Durchblick von außen: Schonendere Diagnose bei Herzschmerzen
Wenn die Brust schmerzt, ist nicht immer gleich ein Herzkatheter nötig. Bei Patienten mit niedrigem Risiko reicht mitunter eine CT-Aufnahme.
Auf diesem Gebiet spielt Deutschland weltweit in der Spitzenliga mit: Fast eine Million Mal werden in jedem Jahr mit einem – über die Leiste oder den Unterarm eingeführten – Katheter die Herzkranzgefäße eines Menschen untersucht. Wenn aufgrund der Beschwerden des Patienten und nach den ärztlichen Voruntersuchungen ein starker Verdacht besteht, dass sie gefährlich verengt sein könnten, ist diese Untersuchung heute Standard. Allerdings kommen auch viele Menschen mit untypischen Brustschmerzen zum Arzt, bei denen die Wahrscheinlichkeit für eine Koronare Herzerkrankung (KHK) nicht sehr groß ist. Und selbst wenn er heute zur Routine gehört: Der Herzkatheter ist ein Eingriff in den Körper. Er zieht zwar ausgesprochen selten Komplikationen nach sich, doch wenn, dann können sie gravierend sein.
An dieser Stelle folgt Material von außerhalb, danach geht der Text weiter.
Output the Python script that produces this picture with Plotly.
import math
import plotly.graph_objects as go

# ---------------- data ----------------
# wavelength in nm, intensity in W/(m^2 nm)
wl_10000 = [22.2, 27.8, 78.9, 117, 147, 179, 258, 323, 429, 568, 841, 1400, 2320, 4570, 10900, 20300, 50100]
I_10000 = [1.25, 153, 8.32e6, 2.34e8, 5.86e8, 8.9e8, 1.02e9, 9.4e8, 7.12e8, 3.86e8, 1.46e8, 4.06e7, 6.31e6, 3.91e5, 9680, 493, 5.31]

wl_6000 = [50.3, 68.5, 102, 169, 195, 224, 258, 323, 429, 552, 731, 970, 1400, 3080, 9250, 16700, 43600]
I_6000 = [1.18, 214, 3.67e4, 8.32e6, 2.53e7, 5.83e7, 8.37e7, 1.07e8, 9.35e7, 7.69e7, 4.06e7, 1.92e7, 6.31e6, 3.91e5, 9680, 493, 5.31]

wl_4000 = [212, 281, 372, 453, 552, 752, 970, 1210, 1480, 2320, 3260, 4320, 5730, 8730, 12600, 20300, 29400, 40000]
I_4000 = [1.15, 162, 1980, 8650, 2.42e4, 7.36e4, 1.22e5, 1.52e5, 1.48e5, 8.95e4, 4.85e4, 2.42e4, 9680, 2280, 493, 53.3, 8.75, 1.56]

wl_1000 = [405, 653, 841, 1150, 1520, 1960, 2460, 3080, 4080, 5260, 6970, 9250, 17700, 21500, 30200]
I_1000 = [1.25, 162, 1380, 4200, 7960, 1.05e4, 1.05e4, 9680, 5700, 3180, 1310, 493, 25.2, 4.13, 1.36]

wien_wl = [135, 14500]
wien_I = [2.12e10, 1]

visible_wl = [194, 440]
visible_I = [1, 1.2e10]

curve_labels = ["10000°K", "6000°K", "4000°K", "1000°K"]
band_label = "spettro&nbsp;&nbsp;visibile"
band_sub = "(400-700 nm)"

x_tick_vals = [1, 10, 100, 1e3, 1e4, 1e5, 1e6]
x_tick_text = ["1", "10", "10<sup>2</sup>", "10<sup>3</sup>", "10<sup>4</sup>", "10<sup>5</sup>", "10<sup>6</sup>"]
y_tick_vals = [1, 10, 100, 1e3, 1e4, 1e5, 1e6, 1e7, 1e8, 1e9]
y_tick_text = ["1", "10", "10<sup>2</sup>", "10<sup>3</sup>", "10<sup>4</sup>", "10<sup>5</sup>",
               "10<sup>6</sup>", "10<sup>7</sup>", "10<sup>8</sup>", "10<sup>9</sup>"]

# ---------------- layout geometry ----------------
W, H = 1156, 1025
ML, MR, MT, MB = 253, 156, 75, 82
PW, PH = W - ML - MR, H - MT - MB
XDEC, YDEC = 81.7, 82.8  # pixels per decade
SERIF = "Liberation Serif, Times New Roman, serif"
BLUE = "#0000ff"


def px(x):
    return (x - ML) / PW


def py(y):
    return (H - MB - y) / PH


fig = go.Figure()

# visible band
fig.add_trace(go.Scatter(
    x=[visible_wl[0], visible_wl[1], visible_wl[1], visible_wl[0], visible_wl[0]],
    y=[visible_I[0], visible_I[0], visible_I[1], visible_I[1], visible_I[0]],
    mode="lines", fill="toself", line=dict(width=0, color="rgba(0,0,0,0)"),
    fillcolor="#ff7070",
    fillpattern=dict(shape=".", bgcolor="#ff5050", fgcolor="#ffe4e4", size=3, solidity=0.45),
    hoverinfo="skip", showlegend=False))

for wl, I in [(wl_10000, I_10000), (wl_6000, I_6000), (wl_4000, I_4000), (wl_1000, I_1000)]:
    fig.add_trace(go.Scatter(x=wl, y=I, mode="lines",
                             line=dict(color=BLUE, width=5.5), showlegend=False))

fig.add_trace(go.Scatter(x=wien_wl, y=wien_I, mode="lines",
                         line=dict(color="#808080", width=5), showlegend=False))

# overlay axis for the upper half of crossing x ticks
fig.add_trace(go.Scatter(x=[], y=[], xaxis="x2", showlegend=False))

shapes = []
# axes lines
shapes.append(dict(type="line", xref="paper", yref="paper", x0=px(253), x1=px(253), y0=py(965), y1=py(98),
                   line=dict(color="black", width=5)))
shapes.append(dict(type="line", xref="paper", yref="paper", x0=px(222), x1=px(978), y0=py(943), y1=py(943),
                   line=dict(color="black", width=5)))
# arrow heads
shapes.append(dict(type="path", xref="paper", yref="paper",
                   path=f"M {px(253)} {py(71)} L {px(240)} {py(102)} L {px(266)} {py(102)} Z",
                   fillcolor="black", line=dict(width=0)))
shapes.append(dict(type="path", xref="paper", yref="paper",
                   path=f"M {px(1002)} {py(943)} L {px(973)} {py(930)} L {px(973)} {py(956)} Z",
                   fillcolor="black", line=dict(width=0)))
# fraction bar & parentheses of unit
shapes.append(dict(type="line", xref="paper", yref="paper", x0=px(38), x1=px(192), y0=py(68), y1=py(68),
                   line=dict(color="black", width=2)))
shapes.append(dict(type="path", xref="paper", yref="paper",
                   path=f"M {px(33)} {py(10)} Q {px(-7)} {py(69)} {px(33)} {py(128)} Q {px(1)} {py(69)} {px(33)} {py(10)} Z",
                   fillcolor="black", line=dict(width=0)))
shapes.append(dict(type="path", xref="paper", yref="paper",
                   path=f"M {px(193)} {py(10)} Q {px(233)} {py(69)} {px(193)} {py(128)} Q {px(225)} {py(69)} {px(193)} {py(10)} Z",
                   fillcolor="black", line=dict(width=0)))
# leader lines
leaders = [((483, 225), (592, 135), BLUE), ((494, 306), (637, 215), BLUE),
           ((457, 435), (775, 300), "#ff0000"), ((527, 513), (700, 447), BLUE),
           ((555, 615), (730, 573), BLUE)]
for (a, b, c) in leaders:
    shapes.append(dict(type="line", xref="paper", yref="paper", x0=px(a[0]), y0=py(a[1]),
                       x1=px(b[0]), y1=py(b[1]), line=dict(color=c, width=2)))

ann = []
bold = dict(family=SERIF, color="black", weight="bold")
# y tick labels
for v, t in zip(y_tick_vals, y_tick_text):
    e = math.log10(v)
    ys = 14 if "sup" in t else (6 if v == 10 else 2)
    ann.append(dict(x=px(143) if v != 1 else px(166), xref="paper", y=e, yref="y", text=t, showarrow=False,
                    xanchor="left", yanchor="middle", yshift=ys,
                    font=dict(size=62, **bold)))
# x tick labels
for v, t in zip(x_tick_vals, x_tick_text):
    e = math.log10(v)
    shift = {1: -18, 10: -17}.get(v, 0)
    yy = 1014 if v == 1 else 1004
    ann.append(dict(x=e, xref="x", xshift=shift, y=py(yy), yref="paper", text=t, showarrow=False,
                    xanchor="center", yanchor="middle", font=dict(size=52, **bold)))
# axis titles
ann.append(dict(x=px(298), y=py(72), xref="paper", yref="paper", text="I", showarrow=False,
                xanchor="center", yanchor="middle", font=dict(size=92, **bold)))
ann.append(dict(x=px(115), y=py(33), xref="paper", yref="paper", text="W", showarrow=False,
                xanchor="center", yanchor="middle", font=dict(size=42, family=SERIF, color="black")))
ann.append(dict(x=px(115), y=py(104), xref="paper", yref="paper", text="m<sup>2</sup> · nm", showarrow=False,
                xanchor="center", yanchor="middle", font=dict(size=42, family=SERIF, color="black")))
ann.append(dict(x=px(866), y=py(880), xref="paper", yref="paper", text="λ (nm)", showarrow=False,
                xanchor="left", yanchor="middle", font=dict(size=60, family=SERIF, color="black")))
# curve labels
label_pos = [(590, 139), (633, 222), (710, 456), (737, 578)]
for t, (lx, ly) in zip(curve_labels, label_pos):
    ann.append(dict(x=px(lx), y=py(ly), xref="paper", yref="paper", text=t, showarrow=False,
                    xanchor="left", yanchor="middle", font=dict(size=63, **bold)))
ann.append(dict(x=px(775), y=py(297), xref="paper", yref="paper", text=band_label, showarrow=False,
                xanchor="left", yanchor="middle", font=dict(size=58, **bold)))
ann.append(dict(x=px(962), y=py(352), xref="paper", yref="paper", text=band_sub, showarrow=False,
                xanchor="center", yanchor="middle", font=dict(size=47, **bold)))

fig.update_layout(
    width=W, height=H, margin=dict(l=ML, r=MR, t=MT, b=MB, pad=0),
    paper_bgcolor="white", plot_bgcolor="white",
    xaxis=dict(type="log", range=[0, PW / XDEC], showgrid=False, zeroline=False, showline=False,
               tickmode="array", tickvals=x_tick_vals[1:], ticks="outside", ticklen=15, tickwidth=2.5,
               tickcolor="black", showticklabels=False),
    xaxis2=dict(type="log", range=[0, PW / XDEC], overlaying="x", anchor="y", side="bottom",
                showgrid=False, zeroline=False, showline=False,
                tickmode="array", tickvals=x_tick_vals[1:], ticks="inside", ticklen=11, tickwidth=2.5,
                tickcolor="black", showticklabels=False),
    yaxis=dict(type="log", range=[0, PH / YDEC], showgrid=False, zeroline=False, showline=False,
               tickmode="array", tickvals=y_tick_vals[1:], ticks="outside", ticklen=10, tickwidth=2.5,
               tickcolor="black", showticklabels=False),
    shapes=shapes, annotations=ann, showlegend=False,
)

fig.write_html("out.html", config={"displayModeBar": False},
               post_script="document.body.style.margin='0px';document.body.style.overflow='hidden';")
Forscher der Charité haben unter Federführung des Radiologen Marc Dewey nun im „British Medical Journal“ erstmals Daten der CAD-Man-Studie vorgelegt. Sie zeigen: Mit einer Computertomografie (CT) kann man vielen Patienten mit einem vergleichsweise niedrigen Risiko für eine Koronare Herzerkrankung den Herzkatheter ersparen. Die 340 Teilnehmer der Studie wurden zwischen 2009 und 2014 nach dem Zufallsprinzip in zwei Gruppen geteilt: Die eine bekam sofort eine Katheter-Untersuchung, die andere zunächst eine CT und anschließend nur dann einen Herzkatheter, wenn sich auf den Röntgenaufnahmen Auffälligkeiten der Gefäße gezeigt hatten.
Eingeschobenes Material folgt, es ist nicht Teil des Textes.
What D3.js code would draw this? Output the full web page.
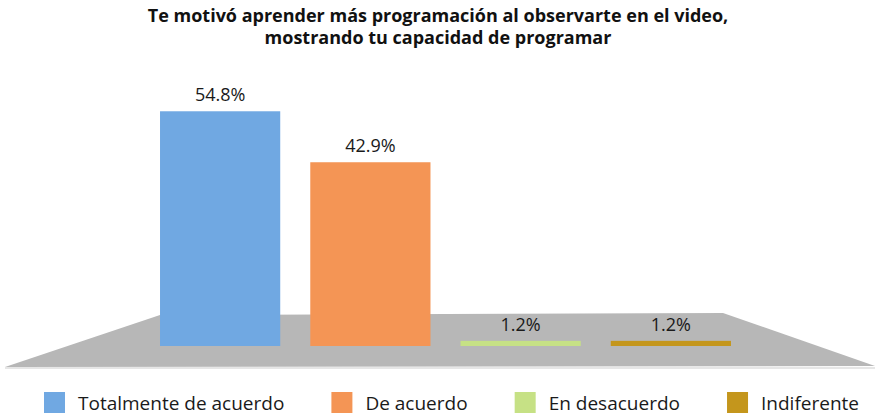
<!DOCTYPE html>
<meta charset="utf-8">
<style>
  body { margin: 0; background: #fff; }
  text { font-family: "Open Sans", "Noto Sans", sans-serif; fill: #1a1a1a; }
  .title { font-weight: bold; font-size: 18px; text-anchor: middle; fill: #111; }
  .label { font-size: 18px; text-anchor: middle; }
  .legend text { font-size: 19px; }
</style>
<svg width="875" height="417"></svg>
<script src="https://d3js.org/d3.v7.min.js"></script>
<script>
  // data
  var categories = ["Totalmente de acuerdo", "De acuerdo", "En desacuerdo", "Indiferente"];
  var values = [54.8, 42.9, 1.2, 1.2];
  var colors = ["#70a8e2", "#f49555", "#c6e185", "#c4961c"];
  var titleLines = ["Te motivó aprender más programación al observarte en el video,",
                    "mostrando tu capacidad de programar"];

  var svg = d3.select("svg"),
      width = +svg.attr("width");

  var x = d3.scaleBand()
    .domain(categories)
    .range([145, 746])
    .paddingInner(0.2)
    .paddingOuter(0.1);

  var y = d3.scaleLinear()
    .domain([0, 60])
    .range([346, 89]);

  // title
  svg.append("text")
    .attr("class", "title")
    .selectAll("tspan")
    .data(titleLines)
    .enter().append("tspan")
    .attr("x", 438)
    .attr("y", function (d, i) { return 22 + i * 22; })
    .text(function (d) { return d; });

  // floor (3D-ish base plane)
  var floor = [[160, 315], [723, 313], [875, 366], [5, 367]];
  svg.append("path")
    .attr("d", d3.line()(floor) + "Z")
    .attr("fill", "#b7b7b7");
  svg.append("line")
    .attr("x1", 5).attr("x2", 875)
    .attr("y1", 368).attr("y2", 368)
    .attr("stroke", "#dedede")
    .attr("stroke-width", 1.5);

  // bars
  svg.selectAll("rect.bar")
    .data(values)
    .enter().append("rect")
    .attr("class", "bar")
    .attr("x", function (d, i) { return x(categories[i]); })
    .attr("width", x.bandwidth())
    .attr("y", function (d) { return y(d); })
    .attr("height", function (d) { return y(0) - y(d); })
    .attr("fill", function (d, i) { return colors[i]; });

  svg.selectAll("text.label")
    .data(values)
    .enter().append("text")
    .attr("class", "label")
    .attr("x", function (d, i) { return x(categories[i]) + x.bandwidth() / 2; })
    .attr("y", function (d) { return y(d) - 10; })
    .text(function (d) { return d.toFixed(1) + "%"; });

  // legend, spread between 44 and 859
  var legend = svg.append("g").attr("class", "legend");
  var items = legend.selectAll("g")
    .data(categories)
    .enter().append("g");
  items.append("rect")
    .attr("width", 21).attr("height", 21)
    .attr("y", 392)
    .attr("fill", function (d, i) { return colors[i]; });
  items.append("text")
    .attr("x", 34)
    .attr("y", 410)
    .text(function (d) { return d; });

  var widths = [];
  items.each(function () { widths.push(this.getBBox().width); });
  var left = 44, right = 859;
  var gap = (right - left - d3.sum(widths)) / (widths.length - 1);
  var pos = left;
  items.attr("transform", function (d, i) {
    var t = "translate(" + pos + ",0)";
    pos += widths[i] + gap;
    return t;
  });
</script>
Bleibt die Treffsicherheit unter Routinebedingungen bestehen?
Tatsächlich war das nur bei 14 Prozent der Teilnehmer der Fall. Wurde bei ihnen anschließend ein Herzkatheter durchgeführt, so fand sich fünfmal häufiger eine KHK als in der Vergleichsgruppe. Der Herzkatheter hatte sich folglich deutlich öfter „gelohnt“. Auch über drei Jahre später hatten die Teilnehmer der CT-Gruppe nicht häufiger einen Infarkt oder ein anderes schweres „Ereignis“ an Herz und Herzkranzgefäßen. Die Computertomografie habe sich als sicheres diagnostisches Instrument erwiesen, schreiben die Autoren. Die Strahlenbelastung sei bei beiden Untersuchungen ähnlich.
Größer wird sie allerdings für die 14 Prozent der Patienten, die nach der CT-Untersuchung doch noch einen – ebenfalls von Bildgebung begleiteten – Herzkatheter brauchen, etwa, weil eine Gefäßstütze (Stent) gelegt werden muss. Für sie wäre, im Nachhinein betrachtet, die heutige Standard-Lösung günstiger, auch weil man sie gleich zur Behandlung nutzen kann.
Und es gibt weitere Einschränkungen: So arbeiten an universitären Zentren wie der Charité erfahrene Untersucher mit Geräten der neuesten Generation, es ist also nicht auszuschließen, dass die Treffsicherheit der Untersuchung unter Routinebedingungen schlechter würde. Zudem war die Studiengruppe der Charité relativ klein. Die mit sechs Millionen von der EU geförderte Discharge-Studie, die ebenfalls unter Deweys Leitung läuft und an der 25 Kliniken aus 16 Ländern beteiligt sind, soll in einigen Jahren mehr Klarheit bringen. 1000 Patienten sind bereits eingeschlossen, weitere Teilnehmer werden gesucht.